The problem can be generalized to an arbitrary number of roads, N>3, which
makes it even more striking: Assume the first two Travelers met and have also
met all the remaining N-2 fellows. Prove that the remaining ones all have met
each other.
- One of the visitors noticed that under the conditions of the
problem, all the Travelers stay on a moving straight line. To cite:
Perhaps another solution to consider may be more naturally phrased and reveal more information about the motions involved. Draw a line connecting Travelers 1 and 2, and see how it varies through time. Because of general position of the travelers paths and the constancy of their speed, we see that Travelers 3 and 4 must also be on the line as it travels given that 1 and 2 meet them. Now general position gives that 3 and 4 must also meet, since the line intersects their paths.
Perhaps this argument needs to be made more precise, but on first investigation, I see no flaw. What do you think?
- John Mason made the following remark:
If two travellers set out from a common point along straight lines, travelling at constant speeds, then the ratios of the distances travelled in a given time is the ratio of their speeds. So lines drawn at various times joining their positions will be parallel. But is this not Thales theorem?

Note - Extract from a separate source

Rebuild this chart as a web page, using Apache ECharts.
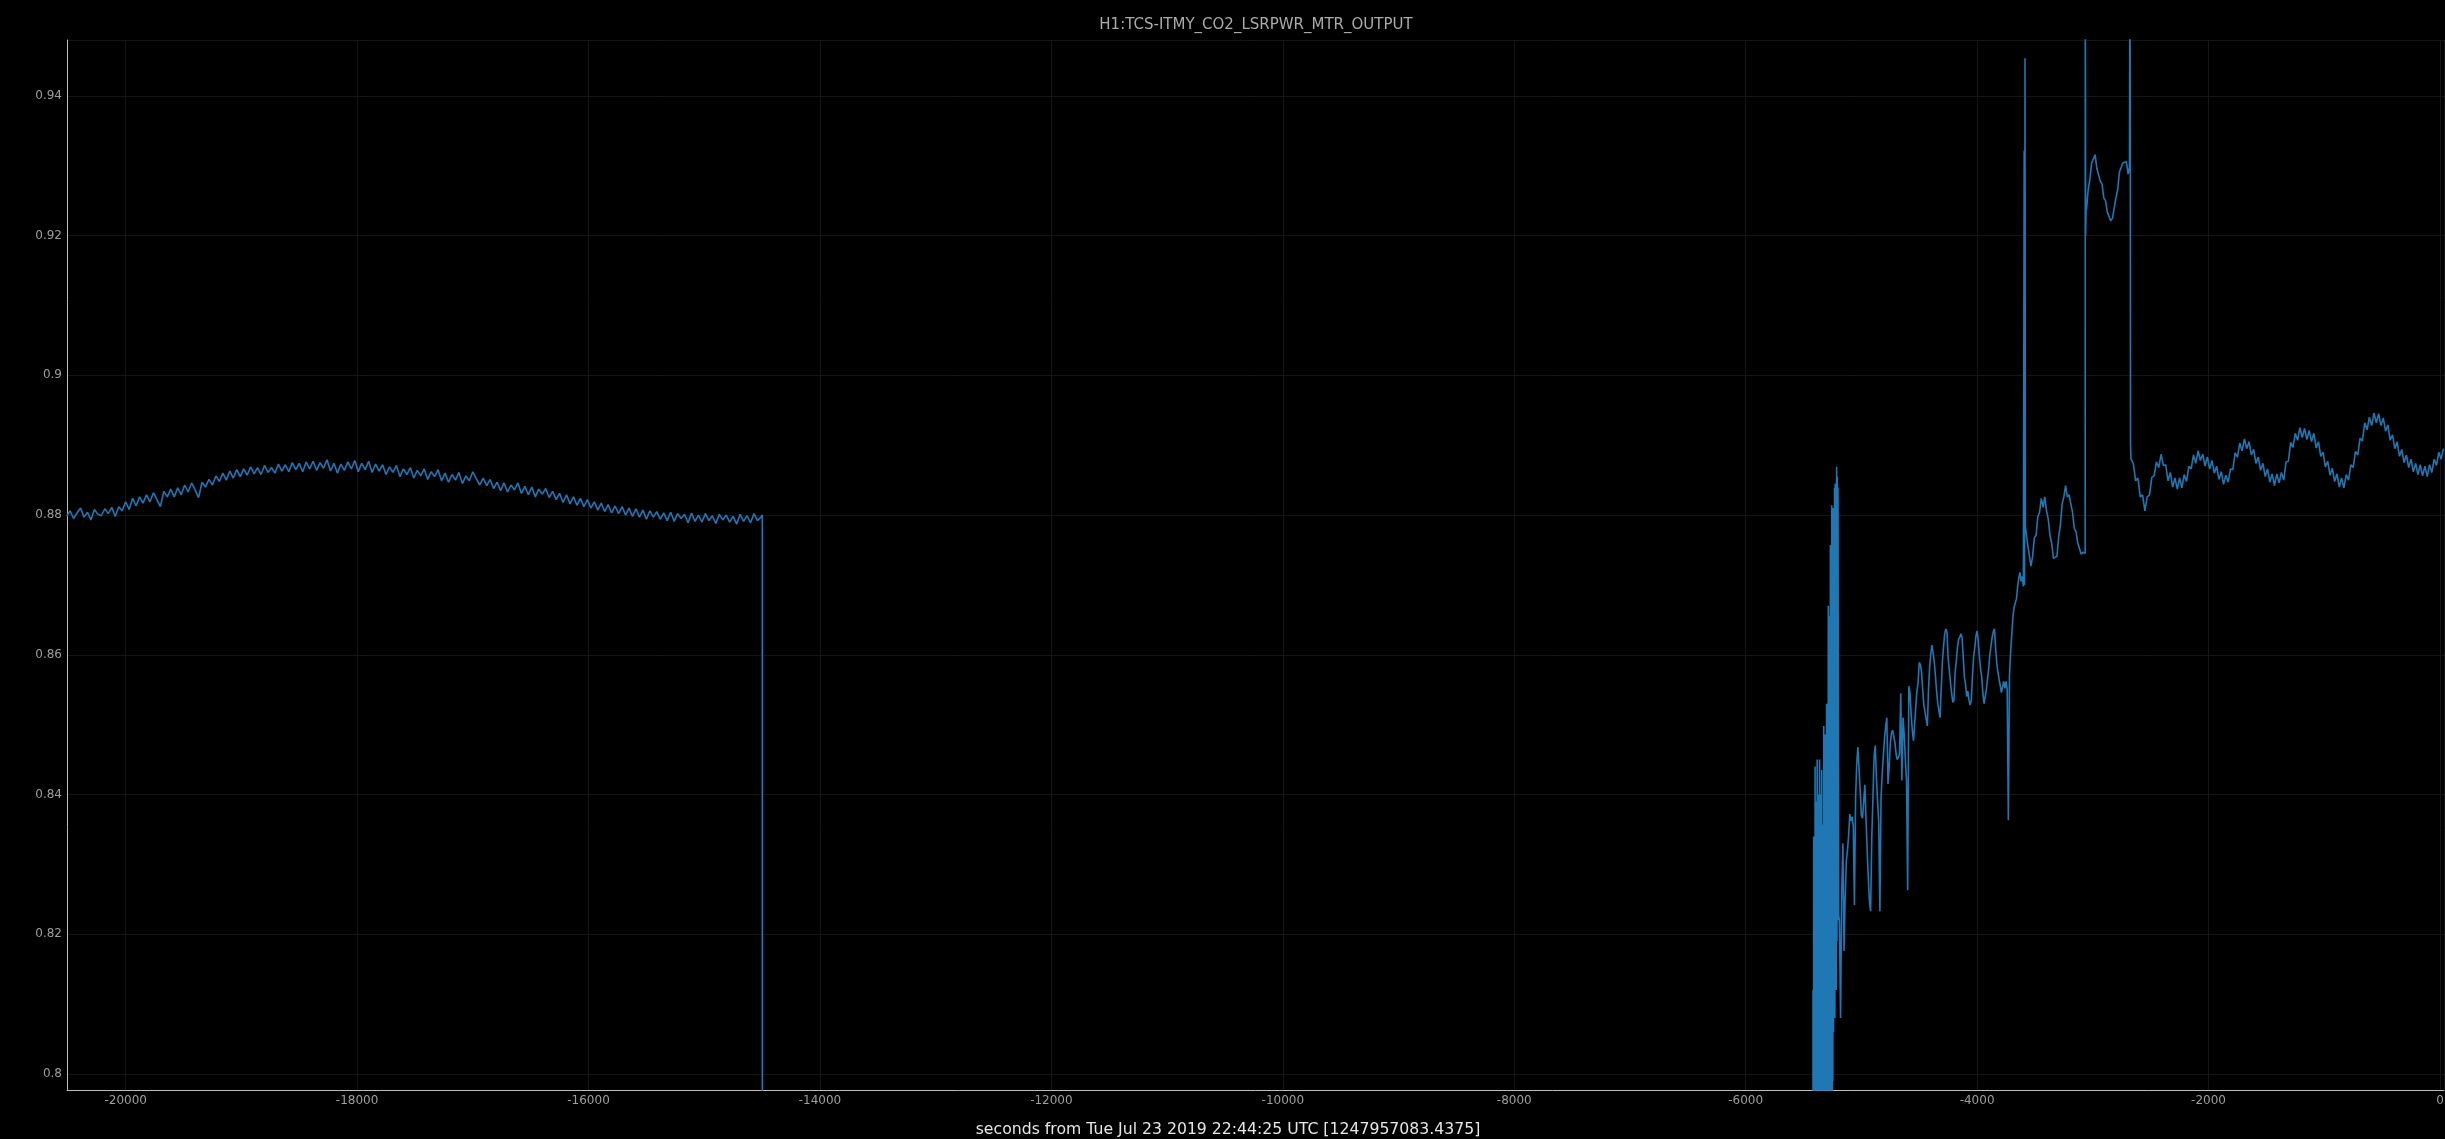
<!DOCTYPE html>
<html>
<head>
<meta charset="utf-8">
<script src="https://cdn.jsdelivr.net/npm/echarts@6/dist/echarts.min.js"></script>
<style>html,body{margin:0;padding:0;background:#000;}#c{width:2445px;height:1139px;}</style>
</head>
<body>
<div id="c"></div>
<script>
// ---- data (seconds relative to GPS 1247957083.4375, channel value) ----
const chartTitle = 'H1:TCS-ITMY_CO2_LSRPWR_MTR_OUTPUT';
const xAxisLabel = 'seconds from Tue Jul 23 2019 22:44:25 UTC [1247957083.4375]';

// segment 1: uniformly sampled, start/step in seconds
const seg1Start = -20510, seg1Step = 30;
const seg1Values = [
0.8798,0.8806,0.8795,0.8803,0.8810,0.8797,0.8804,0.8793,0.8808,0.8801,
0.8799,0.8809,0.8802,0.8811,0.8798,0.8812,0.8806,0.8819,0.8808,0.8824,
0.8813,0.8826,0.8817,0.8829,0.8819,0.8832,0.8822,0.8812,0.8834,0.8826,
0.8837,0.8826,0.8839,0.8829,0.8843,0.8833,0.8846,0.8836,0.8825,0.8847,
0.8840,0.8851,0.8843,0.8856,0.8848,0.8860,0.8850,0.8863,0.8853,0.8865,
0.8855,0.8866,0.8857,0.8869,0.8859,0.8868,0.8858,0.8871,0.8861,0.8868,
0.8860,0.8873,0.8863,0.8872,0.8862,0.8875,0.8865,0.8874,0.8862,0.8876,
0.8866,0.8877,0.8864,0.8875,0.8867,0.8879,0.8863,0.8874,0.8860,0.8873,
0.8864,0.8876,0.8866,0.8878,0.8862,0.8874,0.8865,0.8877,0.8861,0.8873,
0.8863,0.8872,0.8858,0.8869,0.8861,0.8871,0.8855,0.8866,0.8858,0.8868,
0.8853,0.8864,0.8856,0.8866,0.8851,0.8862,0.8855,0.8865,0.8849,0.8860,
0.8847,0.8858,0.8850,0.8861,0.8845,0.8856,0.8849,0.8862,0.8852,0.8843,
0.8853,0.8842,0.8851,0.8838,0.8847,0.8835,0.8846,0.8833,0.8843,0.8836,
0.8846,0.8831,0.8841,0.8829,0.8840,0.8826,0.8837,0.8830,0.8838,0.8825,
0.8834,0.8822,0.8831,0.8818,0.8829,0.8816,0.8826,0.8814,0.8824,0.8812,
0.8822,0.8810,0.8819,0.8807,0.8817,0.8805,0.8815,0.8803,0.8813,0.8802,
0.8812,0.8800,0.8810,0.8798,0.8809,0.8797,0.8807,0.8794,0.8806,0.8797,
0.8805,0.8794,0.8803,0.8792,0.8804,0.8791,0.8802,0.8795,0.8801,0.8789,
0.8803,0.8791,0.8800,0.8790,0.8802,0.8792,0.8799,0.8788,0.8801,0.8793,
0.8800,0.8790,0.8798,0.8787,0.8801,0.8791,0.8799,0.8789,0.8802,0.8792,
0.8797
];

// dropout: signal falls to zero (off-scale) and stays there
const dropPoints = [[-14498,0.8800],[-14497,0.0],[-5421,0.0]];

// restart: rapid oscillation [t, value]
const chaosPoints = [
[-5418,0.812],[-5415,0.70],[-5412,0.834],[-5409,0.70],[-5406,0.826],[-5403,0.70],
[-5400,0.844],[-5397,0.70],[-5394,0.839],[-5391,0.70],[-5388,0.831],[-5385,0.70],
[-5382,0.845],[-5379,0.70],[-5376,0.836],[-5373,0.70],[-5370,0.840],[-5367,0.70],
[-5364,0.828],[-5361,0.845],[-5358,0.70],[-5355,0.833],[-5352,0.70],[-5349,0.840],
[-5346,0.70],[-5343,0.8435],[-5340,0.70],[-5337,0.829],[-5334,0.70],[-5331,0.8357],
[-5328,0.70],[-5325,0.8498],[-5322,0.70],[-5319,0.838],[-5316,0.70],[-5313,0.8486],
[-5310,0.70],[-5307,0.842],[-5304,0.70],[-5301,0.853],[-5298,0.70],[-5295,0.846],
[-5292,0.853],[-5289,0.70],[-5286,0.867],[-5283,0.70],[-5280,0.8655],[-5277,0.70],
[-5274,0.858],[-5271,0.70],[-5268,0.8757],[-5265,0.70],[-5262,0.868],[-5259,0.70],
[-5256,0.8814],[-5253,0.70],[-5250,0.873],[-5247,0.799],[-5244,0.881],[-5241,0.806],
[-5238,0.878],[-5235,0.811],[-5232,0.8839],[-5229,0.808],[-5226,0.8845],[-5223,0.815],
[-5220,0.880],[-5217,0.812],[-5214,0.8869],[-5211,0.819],[-5208,0.8855],[-5205,0.822],
[-5202,0.8839],[-5199,0.8476],[-5196,0.8227]
];

// segment 2: recovery ramp
const seg2Start = -5190, seg2Step = 10;
const seg2Values = [
0.822,0.808,0.826,0.833,0.8176,0.8254,0.8305,0.832,0.8342,0.8372,
0.8362,0.8368,0.8355,0.8242,0.8395,0.8445,0.8468,0.8436,0.8405,0.837,
0.8366,0.839,0.8414,0.8365,0.832,0.828,0.8246,0.8233,0.834,0.8396,
0.8455,0.847,0.8424,0.839,0.836,0.8233,0.8396,0.843,0.8456,0.848,
0.8498,0.851,0.8415,0.844,0.8473,0.8488,0.8492,0.849,0.8474,0.8458,
0.845,0.8453,0.8458,0.8545,0.842,0.851,0.8486,0.845,0.842,0.8263,
0.8555,0.8546,0.8515,0.8492,0.8477,0.85,0.8525,0.8548,0.856,0.8589,
0.8586,0.8575,0.855,0.8528,0.8518,0.8516,0.8498,0.855,0.8583,0.8602,
0.8614,0.8616,0.859,0.857,0.8548,0.853,0.852,0.851,0.8552,0.859,
0.8612,0.863,0.8637,0.8632,0.8595,0.8578,0.856,0.8545,0.8532,0.8535,
0.8575,0.859,0.861,0.8622,0.8625,0.863,0.8625,0.8598,0.8568,0.8558,
0.854,0.8548,0.8535,0.8528,0.8535,0.857,0.8597,0.861,0.8627,0.8634,
0.862,0.8597,0.858,0.8568,0.8545,0.853,0.8528,0.855,0.8565,0.858,
0.86,0.8612,0.8625,0.8633,0.8637,0.861,0.8588,0.8575,0.8565,0.8556,
0.8546,0.8546,0.8562,0.8552,0.8562,0.855,0.8363,0.857,0.8605,0.863,
0.8655,0.8668,0.8674,0.868,0.8697,0.871,0.8718,0.8705,0.8712,0.8698
];

const spike1 = [[-3596,0.8698],[-3593,0.9322],[-3590,0.8700],[-3586,0.9454],[-3583,0.8784]];

const seg3Start = -3580, seg3Step = 15;
const seg3Values = [
0.8784,0.8760,0.8744,0.8727,0.8741,0.8768,0.8771,0.8798,0.8804,0.8824,
0.8811,0.8826,0.8806,0.8794,0.8771,0.8759,0.8738,0.8736,0.8741,0.8769,
0.8786,0.8816,0.8826,0.8842,0.8826,0.8829,0.8816,0.8804,0.8781,0.8776,
0.8760,0.8760,0.8744,0.8747,0.8746
];

const spike2 = [[-3066,0.8745],[-3065,0.960],[-3062,0.9200],[-3058,0.9245]];

const seg4Start = -3055, seg4Step = 15;
const seg4Values = [
0.9236,0.9266,0.9281,0.9304,0.9306,0.9316,0.9296,0.9298,0.9278,0.9274,
0.9254,0.9250,0.9234,0.9234,0.9221,0.9225,0.9226,0.9254,0.9266,0.9291,
0.9292,0.9304,0.9304,0.9306,0.9288
];

const spike3 = [[-2683,0.9298],[-2679,0.960],[-2676,0.9322],[-2674,0.8901]];

const seg5Start = -2670, seg5Step = 20;
const seg5Values = [
0.8880,0.8874,0.8849,0.8853,0.8826,0.8829,0.8806,0.8826,0.8829,0.8854,
0.8856,0.8876,0.8868,0.8887,0.8871,0.8872,0.8849,0.8861,0.8840,0.8853,
0.8837,0.8853,0.8839,0.8858,0.8848,0.8870,0.8866,0.8886,0.8874,0.8892,
0.8878,0.8887,0.8870,0.8883,0.8866,0.8878,0.8860,0.8870,0.8851,0.8862,
0.8844,0.8857,0.8847,0.8866,0.8865,0.8889,0.8883,0.8903,0.8892,0.8909,
0.8895,0.8905,0.8886,0.8894,0.8874,0.8883,0.8864,0.8874,0.8855,0.8866,
0.8847,0.8859,0.8842,0.8859,0.8846,0.8861,0.8850,0.8876,0.8877,0.8904,
0.8897,0.8917,0.8907,0.8925,0.8911,0.8924,0.8908,0.8921,0.8905,0.8917,
0.8896,0.8905,0.8884,0.8890,0.8869,0.8877,0.8857,0.8867,0.8848,0.8859,
0.8840,0.8853,0.8839,0.8858,0.8850,0.8872,0.8868,0.8891,0.8886,0.8910,
0.8906,0.8932,0.8922,0.8940,0.8928,0.8946,0.8932,0.8945,0.8928,0.8939,
0.8920,0.8929,0.8907,0.8915,0.8895,0.8905,0.8884,0.8894,0.8875,0.8886,
0.8868,0.8880,0.8862,0.8874,0.8858,0.8872,0.8856,0.8870,0.8855,0.8872,
0.8861,0.8880,0.8871,0.8890,0.8880,0.8895
];

// ---- build series ----
function uniform(start, step, values) { return values.map((v, i) => [start + i * step, v]); }
const seriesData = [].concat(
  uniform(seg1Start, seg1Step, seg1Values),
  dropPoints,
  chaosPoints,
  uniform(seg2Start, seg2Step, seg2Values),
  spike1,
  uniform(seg3Start, seg3Step, seg3Values),
  spike2,
  uniform(seg4Start, seg4Step, seg4Values),
  spike3,
  uniform(seg5Start, seg5Step, seg5Values)
);

const chart = echarts.init(document.getElementById('c'), null, {renderer: 'canvas'});
chart.setOption({
  backgroundColor: '#000000',
  animation: false,
  grid: {left: 67, right: 1, top: 40, bottom: 49, containLabel: false, outerBoundsMode: 'none'},
  xAxis: {
    type: 'value', min: -20507, max: 35, splitNumber: 10,
    axisLine: {show: true, onZero: false, lineStyle: {color: '#bdbdbd', width: 1}},
    axisTick: {show: false},
    axisLabel: {color: '#9e9e9e', fontSize: 12, fontFamily: 'DejaVu Sans', margin: 5,
      showMinLabel: false, showMaxLabel: false, formatter: v => String(v)},
    splitLine: {show: true, lineStyle: {color: '#151515', width: 1}}
  },
  yAxis: {
    type: 'value', min: 0.7977, max: 0.948, splitNumber: 7,
    axisLine: {show: true, onZero: false, lineStyle: {color: '#bdbdbd', width: 1}},
    axisTick: {show: false},
    axisLabel: {color: '#9e9e9e', fontSize: 12, fontFamily: 'DejaVu Sans', margin: 5,
      showMinLabel: false, showMaxLabel: false, formatter: v => String(Math.round(v * 100) / 100)},
    splitLine: {show: true, lineStyle: {color: '#151515', width: 1}}
  },
  series: [{
    type: 'line', data: seriesData, symbol: 'none', showSymbol: false, clip: true, silent: true,
    lineStyle: {color: '#1f77b4', width: 1.6}, itemStyle: {color: '#1f77b4'}
  }],
  graphic: [
    {type: 'text', x: 1256, y: 25, silent: true,
      style: {text: chartTitle, fill: '#ababab', fontSize: 15, fontFamily: 'DejaVu Sans',
        align: 'center', verticalAlign: 'middle', textAlign: 'center', textVerticalAlign: 'middle'}},
    {type: 'text', x: 1228, y: 1130, silent: true,
      style: {text: xAxisLabel, fill: '#e6e6e6', fontSize: 15.7, fontFamily: 'DejaVu Sans',
        align: 'center', verticalAlign: 'middle', textAlign: 'center', textVerticalAlign: 'middle'}}
  ]
});
</script>
</body>
</html>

It is well known amongst sailors that if two ships are travelling such that the angle between them is constant (that is, the angle between the line of travel of one, and the line of sight of the bow of the other ship), then the two ships are on a collision course. This is really useful if you are a little sailboat and there is a big lake freighter in lake Ontario, for instance. I see this 'rule of thumb'as Thales theorem in another form.